The great management thinker Peter Drucker once said, “If you can’t measure it, you can’t improve it.”
Measurement has been key in advertising for a long time. Since the days of attributing coupon offers in grocery stores to driving sales outcomes, to measuring TV viewership for the earliest video ads, brands have striven to improve their measurement tactics to increase the effectiveness of ads.
But in the last year, there has been a groundswell of attention on measurement in advertising, as marketers shift their focus from traditional media metrics to real business outcomes.
Why, suddenly, is the term “outcomes” everywhere in media and measurement?
For one, consumer privacy – and the proliferation of consumer data – has become centrally important to the advertising equation. Consumer data privacy needs to be protected. The sunset of the third-party cookie has been fated for years and today, any advertiser reliant on metrics from third-party cookies is working with an outdated framework. Advertisers have explored different ways to measure and track ad performance and the consumer journey, leading to the growth in outcomes.
The advertising industry has also been shaped by a few years of change and inflation.

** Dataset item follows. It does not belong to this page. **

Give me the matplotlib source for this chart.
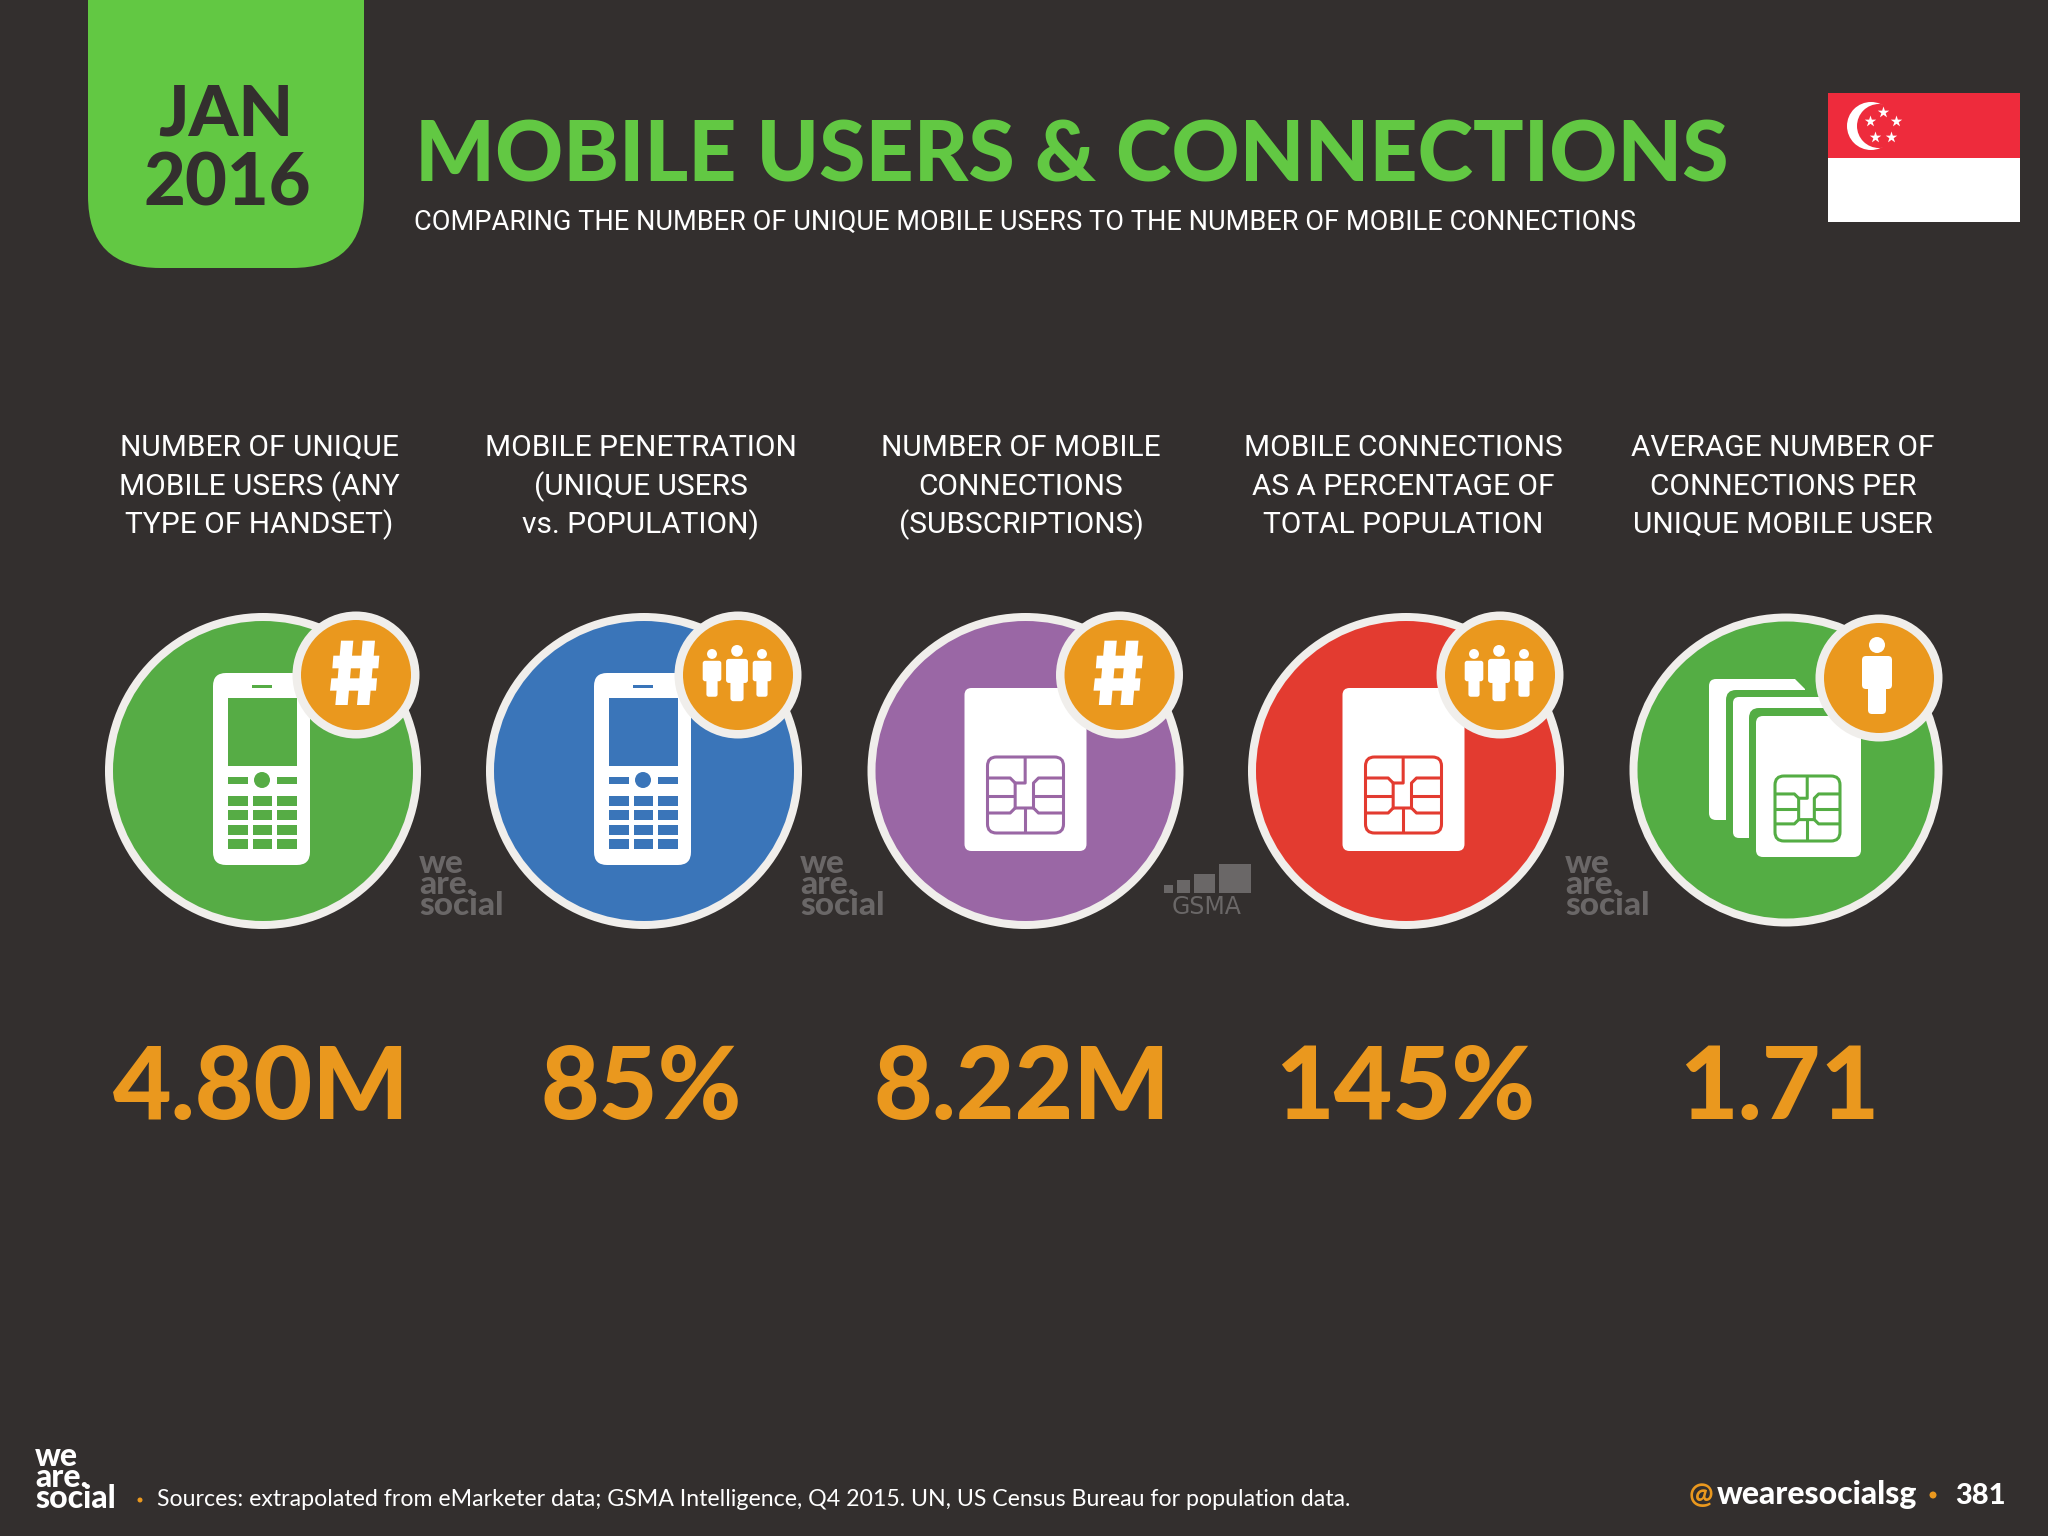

Following pandemic years of uncertainty, quarantine, and shifts in consumer spending, brands and agencies cut budgets and slimmed down their teams. As the economy recovers, marketers are held more accountable for every dollar they spend. Innovation in measurement and stronger ROAS are crucial for marketers looking to get ahead.
As a result, brands and clients just expect more today. With the sophisticated technology and proliferation of data available, it’s not enough for advertisers to prove that they showed an ad, or even verify a consumer saw it. It’s not enough to know to what degree a consumer intends to purchase something. Marketers want detailed information about what in their marketing mix works (and equally important, what doesn’t work) and whether those consumers are taking action and buying a product.
There’s a new trend in measurement: “attention metrics”.
It describes this quest by marketers to put more data points around audience engagement, and crucially, combining those data signals to understand how engagement leads to a measurable sale. Put another way, the “old ways” of measurement like clickthrough rates and views are like seeing the world in two dimensions, while attention metrics give a more detailed, three-dimensional view that more closely resembles our lived experience.
At Attain, we’re excited to be a part of this latest trend toward measuring advertising outcomes more accurately.
With our consumer-permissioned transaction data, we’re able to measure what ads were worth consumers’ attention and how media influences their purchase behavior. Marketers can see Attain’s permissioned data in real-time, via a partner platform or the Attain Platform, to measure ROAS and other metrics, and plan or shift marketing strategies in an instant.
We’re also able to measure performance across all retailers holistically, removing marketers’ blind spots and offering deeper competitive insights, to better evaluate media strategy and plan campaigns based on actual sales metrics.